The Cardano treasury requested billions in ADA. The market yawned. That's not indifference—that's a mispricing waiting to be exploited.

Let me rewind. In 2022, I watched Terra's algorithmic peg crack in real-time. My team flagged the risks weeks before, but the consensus was deaf. When the collapse came, it wasn't a surprise—it was a verdict. I see the same pattern now with Cardano's 2026 budget proposal. Everyone's asleep, but the data is screaming.

Context: The Governance Pivot Cardano is attempting something unprecedented: turning its Voltaire-era governance into a structured, KPI-driven budget machine. The mechanism relies on Delegated Representatives (DReps) to filter proposals, ensuring treasury funds—potentially hundreds of millions of dollars—align with the 'Cardano 2030' vision. The framework is live, the templates are standardized, and the first big test is here.
But here's the rub: this isn't about code. It's about people. DReps are supposed to be financial analysts, project managers, and technologists rolled into one. They vote on proposals that request millions in ADA for everything from developer tools to DeFi incentives. The market? It's treating this as a slow, bureaucratic exercise. That's a mistake.
Core: The Order Flow Nobody Sees Let's talk about what matters: treasury spending efficiency. Most layer-1s die not from code bugs, but from misallocated resources. Cardano's treasury is its lifeblood—a slush fund that can accelerate or destroy ecosystem growth. The 2026 budget proposal introduces a new layer of scrutiny: every proposal must include measurable KPIs and a minimum size threshold. This is a double-edged sword.

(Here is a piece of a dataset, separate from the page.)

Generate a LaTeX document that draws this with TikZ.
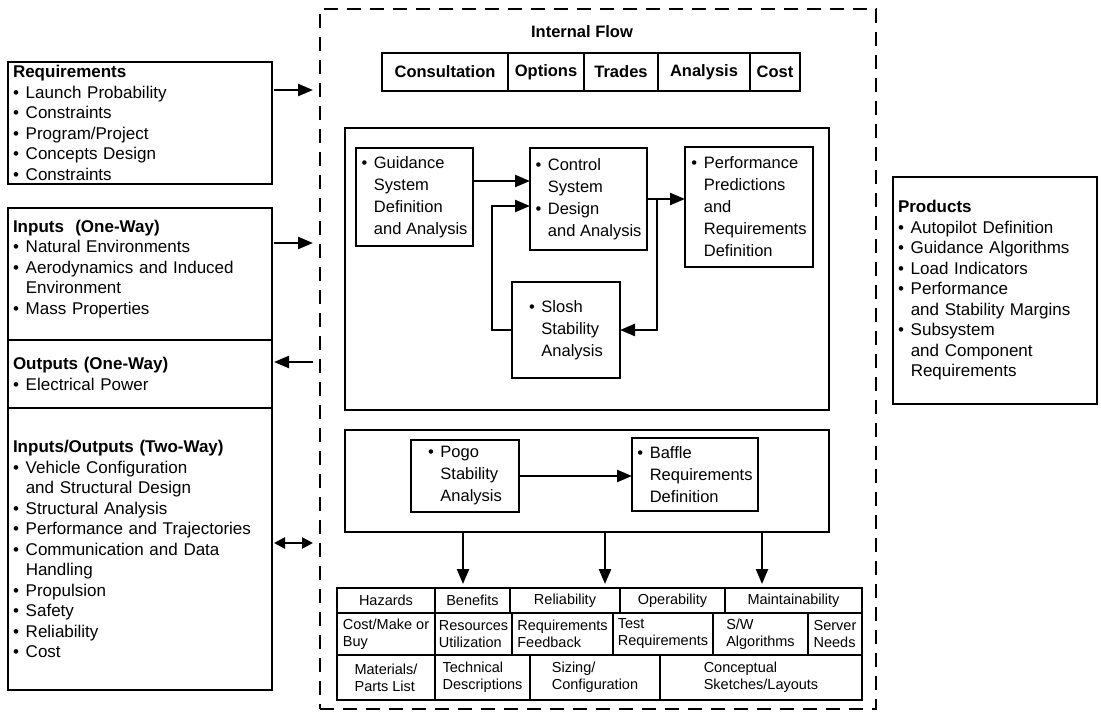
\documentclass[tikz,border=0pt]{standalone}
\usepackage{fontspec}
\setmainfont{Liberation Sans}
\usetikzlibrary{arrows.meta,positioning}
\newcommand{\itm}{\makebox[0.75em][l]{•}}
\newcommand{\cnt}{\hspace*{0.75em}}
\newcommand{\dpt}[1]{\rule[-#1]{0pt}{#1}}
\tikzset{
  box/.style={draw, line width=2.6pt, anchor=north west, inner xsep=5pt, inner ysep=2pt, outer sep=0pt, align=left},
  listbox/.style={box, font=\fontsize{17}{20.5}\selectfont},
  sbox/.style={box, inner xsep=3pt, font=\fontsize{16.5}{22}\selectfont},
  hcell/.style={draw, line width=2.4pt, anchor=north west, inner sep=1pt, outer sep=0pt, minimum height=38pt, font=\bfseries\fontsize{16.5}{20}\selectfont},
  cell/.style={draw, line width=1.8pt, anchor=north west, inner sep=1pt, outer sep=0pt, align=left, font=\fontsize{14.5}{17}\selectfont},
  arr/.style={line width=2.4pt, -{Triangle[length=15pt,width=12pt]}},
  twoarr/.style={line width=2.4pt, {Triangle[length=11pt,width=11pt]}-{Triangle[length=11pt,width=11pt]}},
}

\begin{document}
\begin{tikzpicture}[x=1pt,y=-1pt]
  \useasboundingbox (0,0) rectangle (1101,719);
  % internal flow frame
  \node[draw, line width=2.6pt, dash pattern=on 14pt off 9pt, anchor=north west, inner sep=0pt, outer sep=0pt, minimum width=556pt, minimum height=700pt] (flow) at (320,9) {};
  \node[font=\bfseries\fontsize{16.5}{20}\selectfont] (iflow) at (582,32) {Internal Flow};

  % left column
  \node[listbox, text width=254pt, minimum height=122pt] (req) at (8,62) {\textbf{Requirements}\\
    \itm Launch Probability\\ \itm Constraints\\ \itm Program/Project\\ \itm Concepts Design\\ \itm Constraints};
  \node[listbox, text width=254pt, minimum height=132pt] (ins) at (8,208) {\textbf{Inputs\ \ (One-Way)}\\
    \itm Natural Environments\\ \itm Aerodynamics and Induced\\ \cnt Environment\\ \itm Mass Properties\dpt{14pt}};
  \node[listbox, text width=254pt, minimum height=68pt] (outs) at (8,340) {\textbf{Outputs (One-Way)}\\
    \itm Electrical Power};
  \node[listbox, text width=254pt, minimum height=282pt] (io) at (8,408) {\textbf{Inputs/Outputs (Two-Way)}\\
    \itm Vehicle Configuration\\ \cnt and Structural Design\\ \itm Structural Analysis\\
    \itm Performance and Trajectories\\ \itm Communication and Data\\ \cnt Handling\\
    \itm Propulsion\\ \itm Safety\\ \itm Reliability\\ \itm Cost};

  % products
  \node[listbox, text width=194pt, minimum height=227pt] (prod) at (893,177) {\textbf{Products}\\
    \itm Autopilot Definition\\ \itm Guidance Algorithms\\ \itm Load Indicators\\
    \itm Performance\\ \cnt and Stability Margins\\ \itm Subsystem\\ \cnt and Component\\ \cnt Requirements};

  % left arrows
  \coordinate (reqa) at ([yshift=33pt]req.east);
  \coordinate (insa) at ([yshift=31pt]ins.east);
  \coordinate (outsa) at ([yshift=12pt]outs.east);
  \coordinate (ioa) at ([yshift=6pt]io.east);
  \draw[arr, shorten <=2pt, shorten >=7pt] (reqa) -- (reqa -| flow.west);
  \draw[arr, shorten <=2pt, shorten >=7pt] (insa) -- (insa -| flow.west);
  \draw[arr, shorten <=7pt, shorten >=2pt] (outsa -| flow.west) -- (outsa);
  \draw[twoarr, shorten <=2pt, shorten >=7pt] (ioa) -- (ioa -| flow.west);

  % top row
  \node[hcell, minimum width=126pt] (cons) at (382,53) {Consultation};
  \node[hcell, minimum width=76pt, right=0pt of cons] (opts) {Options};
  \node[hcell, minimum width=74pt, right=0pt of opts] (trd) {Trades};
  \node[hcell, minimum width=92pt, right=0pt of trd] (anl) {Analysis};
  \node[hcell, minimum width=50pt, right=0pt of anl] (cst) {Cost};

  % system box
  \node[box, minimum width=484pt, minimum height=282pt] (sys) at (345,128) {};
  \node[sbox, minimum width=117pt, minimum height=98pt] (guid) at (356,148) {\itm Guidance\\ \cnt System\\ \cnt Definition\\ \cnt and Analysis};
  \node[sbox, minimum width=117pt, minimum height=102pt] (ctrl) at (530,148) {\itm Control\\ \cnt System\\ \itm Design\\ \cnt and Analysis};
  \node[sbox, minimum width=128pt, minimum height=120pt] (perf) at (685,147) {\itm Performance\\ \cnt Predictions\\ \cnt and\\ \cnt Requirements\\ \cnt Definition};
  \node[sbox, minimum width=108pt, minimum height=96pt] (slosh) at (512,282) {\itm Slosh\\ \cnt Stability\\ \cnt Analysis};

  \coordinate (ga) at ([yshift=16pt]guid.east);
  \draw[arr] (ga) -- (ga -| ctrl.west);
  \draw[arr] (ctrl.east) -- (ctrl.east -| perf.west);
  \coordinate (br) at ([xshift=10pt]ctrl.east);
  \draw[arr] (br) |- (slosh.east);
  \coordinate (lp) at ([xshift=-20pt]slosh.west);
  \draw[arr] (slosh.west) -- (lp) |- ([yshift=-7pt]ctrl.west);

  % pogo box
  \node[box, minimum width=484pt, minimum height=102pt] (grp) at (345,430) {};
  \node[sbox, minimum width=108pt, minimum height=72pt] (pogo) at (411,440) {\itm Pogo\\ \cnt Stability\\ \cnt Analysis};
  \node[sbox, minimum width=126pt, minimum height=73pt] (baf) at (632,438) {\itm Baffle\\ \cnt Requirements\\ \cnt Definition};
  \draw[arr] (pogo.east) -- (pogo.east -| baf.west);

  % table
  \node[cell, minimum width=98pt, minimum height=25pt] (haz) at (337,588) {Hazards};
  \node[cell, minimum width=75pt, minimum height=25pt] (ben) at (435,588) {Benefits};
  \node[cell, minimum width=110pt, minimum height=25pt] (rel) at (510,588) {Reliability};
  \node[cell, minimum width=105pt, minimum height=25pt] (ope) at (620,588) {Operability};
  \node[cell, minimum width=137pt, minimum height=25pt] (mai) at (725,588) {Maintainability};
  \node[cell, minimum width=98pt, minimum height=42pt] (cmb) at (337,613) {Cost/Make or\\Buy};
  \node[cell, minimum width=77pt, minimum height=42pt] (res) at (435,613) {Resources\\Utilization};
  \node[cell, minimum width=101pt, minimum height=42pt] (rqf) at (512,613) {Requirements\\Feedback};
  \node[cell, minimum width=100pt, minimum height=42pt] (tst) at (613,613) {Test\\Requirements};
  \node[cell, minimum width=95pt, minimum height=42pt] (sw) at (713,613) {S/W\\Algorithms};
  \node[cell, minimum width=54pt, minimum height=42pt] (srv) at (808,613) {Server\\Needs};
  \node[cell, minimum width=98pt, minimum height=45pt] (mat) at (337,655) {Materials/\\Parts List};
  \node[cell, minimum width=95pt, minimum height=45pt] (tec) at (435,655) {Technical\\Descriptions};
  \node[cell, minimum width=130pt, minimum height=45pt] (siz) at (530,655) {Sizing/\\Configuration};
  \node[cell, minimum width=202pt, minimum height=45pt] (cnc) at (660,655) {Conceptual\\Sketches/Layouts};

  \coordinate (d1) at ([xshift=-124pt]grp.south);
  \coordinate (d2) at ([xshift=18pt]grp.south);
  \coordinate (d3) at ([xshift=175pt]grp.south);
  \draw[arr, shorten >=4pt] (d1) -- (d1 |- haz.north);
  \draw[arr, shorten >=4pt] (d2) -- (d2 |- haz.north);
  \draw[arr, shorten >=4pt] (d3) -- (d3 |- haz.north);
\end{tikzpicture}
\end{document}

On one hand, it forces discipline. I've audited dozens of DeFi projects where 'community grants' vanished into thin air. Standard templates and KPI alignment reduce that noise. On the other hand, it creates a bottleneck. DReps need to be battle-tested. From my time as a junior quant during DeFi Summer, I learned that high yield equals high fragility. The same applies to governance: high promise requires high execution.

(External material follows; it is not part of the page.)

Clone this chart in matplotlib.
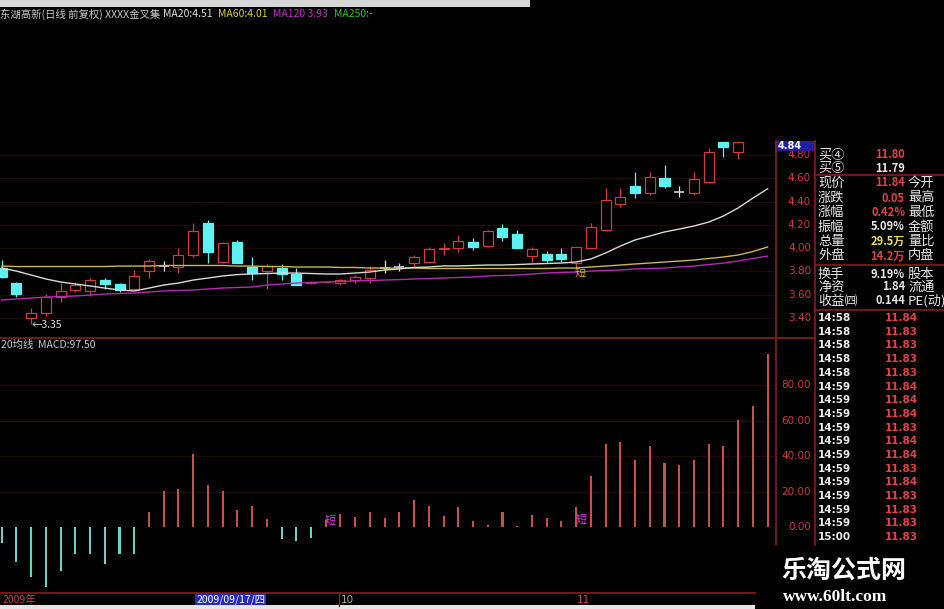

But the real signal lies in the DRep quality. As of now, the participation rate is low. The top DReps hold disproportionate power. This is a centralization risk wrapped in decentralization language. If a few DReps make bad calls—funding vanity projects or ignoring infrastructure—the entire treasury becomes a liability. The algorithm doesn't care about your conviction.

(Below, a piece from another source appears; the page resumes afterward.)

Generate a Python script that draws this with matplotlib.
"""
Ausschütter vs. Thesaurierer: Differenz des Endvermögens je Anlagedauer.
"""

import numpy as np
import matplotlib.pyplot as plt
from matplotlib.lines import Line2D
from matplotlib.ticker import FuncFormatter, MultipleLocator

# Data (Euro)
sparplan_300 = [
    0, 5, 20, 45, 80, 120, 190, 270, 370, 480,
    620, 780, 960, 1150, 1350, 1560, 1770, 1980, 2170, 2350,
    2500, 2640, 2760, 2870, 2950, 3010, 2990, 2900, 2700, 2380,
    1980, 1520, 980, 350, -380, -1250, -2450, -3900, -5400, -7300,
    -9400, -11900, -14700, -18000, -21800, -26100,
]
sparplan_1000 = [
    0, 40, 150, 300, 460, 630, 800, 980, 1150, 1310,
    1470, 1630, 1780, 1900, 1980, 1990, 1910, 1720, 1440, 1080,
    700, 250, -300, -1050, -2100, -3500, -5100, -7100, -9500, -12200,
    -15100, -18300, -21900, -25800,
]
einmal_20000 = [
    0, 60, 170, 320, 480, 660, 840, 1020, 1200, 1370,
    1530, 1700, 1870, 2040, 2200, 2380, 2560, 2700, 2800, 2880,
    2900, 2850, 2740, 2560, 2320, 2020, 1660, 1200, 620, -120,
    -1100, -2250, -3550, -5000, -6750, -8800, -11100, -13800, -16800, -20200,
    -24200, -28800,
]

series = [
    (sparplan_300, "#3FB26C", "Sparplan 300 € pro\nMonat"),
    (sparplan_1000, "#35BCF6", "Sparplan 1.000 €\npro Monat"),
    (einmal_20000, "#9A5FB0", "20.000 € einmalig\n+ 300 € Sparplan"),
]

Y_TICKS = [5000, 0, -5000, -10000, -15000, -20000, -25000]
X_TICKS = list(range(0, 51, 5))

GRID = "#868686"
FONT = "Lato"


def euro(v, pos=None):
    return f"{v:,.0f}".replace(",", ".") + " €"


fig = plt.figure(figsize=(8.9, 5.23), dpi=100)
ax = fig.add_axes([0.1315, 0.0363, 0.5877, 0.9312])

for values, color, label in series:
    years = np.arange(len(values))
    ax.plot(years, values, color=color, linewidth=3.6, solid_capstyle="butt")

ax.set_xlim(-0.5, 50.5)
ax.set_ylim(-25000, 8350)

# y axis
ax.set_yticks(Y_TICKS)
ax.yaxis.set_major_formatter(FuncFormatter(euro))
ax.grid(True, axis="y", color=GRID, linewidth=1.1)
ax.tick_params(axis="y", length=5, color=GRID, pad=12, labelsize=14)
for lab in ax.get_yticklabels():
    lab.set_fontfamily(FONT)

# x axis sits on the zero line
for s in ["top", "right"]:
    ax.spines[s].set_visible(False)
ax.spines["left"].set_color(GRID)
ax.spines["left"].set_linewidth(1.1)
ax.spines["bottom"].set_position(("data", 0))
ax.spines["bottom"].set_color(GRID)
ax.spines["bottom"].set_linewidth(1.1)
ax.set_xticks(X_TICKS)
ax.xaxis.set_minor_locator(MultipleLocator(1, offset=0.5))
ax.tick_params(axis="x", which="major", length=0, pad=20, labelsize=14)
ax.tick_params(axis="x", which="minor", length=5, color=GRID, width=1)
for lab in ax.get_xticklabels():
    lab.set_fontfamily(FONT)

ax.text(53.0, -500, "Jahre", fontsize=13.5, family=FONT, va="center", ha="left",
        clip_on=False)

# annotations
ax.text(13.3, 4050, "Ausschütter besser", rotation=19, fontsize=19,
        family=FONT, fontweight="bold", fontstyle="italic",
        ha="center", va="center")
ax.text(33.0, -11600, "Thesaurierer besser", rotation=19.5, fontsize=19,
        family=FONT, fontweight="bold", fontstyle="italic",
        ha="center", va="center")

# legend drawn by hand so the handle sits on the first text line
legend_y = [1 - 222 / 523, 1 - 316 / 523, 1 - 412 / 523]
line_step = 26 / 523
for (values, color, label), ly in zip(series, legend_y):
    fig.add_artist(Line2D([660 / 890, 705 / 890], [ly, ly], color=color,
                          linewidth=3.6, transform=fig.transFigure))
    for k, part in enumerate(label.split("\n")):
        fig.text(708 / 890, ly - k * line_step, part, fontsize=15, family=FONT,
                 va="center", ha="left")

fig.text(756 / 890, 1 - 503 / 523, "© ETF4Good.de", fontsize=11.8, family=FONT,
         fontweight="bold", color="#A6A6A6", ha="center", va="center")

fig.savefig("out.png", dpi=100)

Contrarian: The Market Is Wrong About What Matters The common narrative is that Cardano moves too slow, that its research-first approach is a liability. I disagree. Slow doesn't mean broken. It means deliberate. The market is pricing this governance shift as a non-event because it expects the same old 'talk, don't act' pattern. But the 2026 budget framework changes the game. It's not a whitepaper; it's a executable plan with deadlines and audits.
Here's the contrarian take: if this budget cycle succeeds—if DReps actually filter poorly designed proposals and treasury funds flow to high-impact initiatives—Cardano could become the gold standard for on-chain governance. That would trigger a repricing of ADA beyond the current 'altcoin sentiment' dependency. Conversely, if it fails—if the process stalls, or if funds get wasted—the narrative of 'Cardano is all talk' will harden into a death spiral.
The blind spot is that everyone is looking at price action. No one is watching the on-chain treasury flows or the DRep voting behavior. That's the order flow that will matter. We traded sleep for alpha, and alpha for scars. This is another scar waiting to be earned—or avoided.
Takeaway: Where to Watch The next six months will decide Cardano's trajectory. Watch three things: DRep participation rates (above 10% is healthy), proposal quality (vague KPI = red flag), and treasury net outflow (spending should correlate with user growth). If the framework delivers, Cardano becomes a case study in sustainable blockchain governance. If it doesn't, the 'phantom trust' will finally break.
Hope is a terrible hedge against a black swan. But in a market that's pricing nothing, the only edge is paying attention.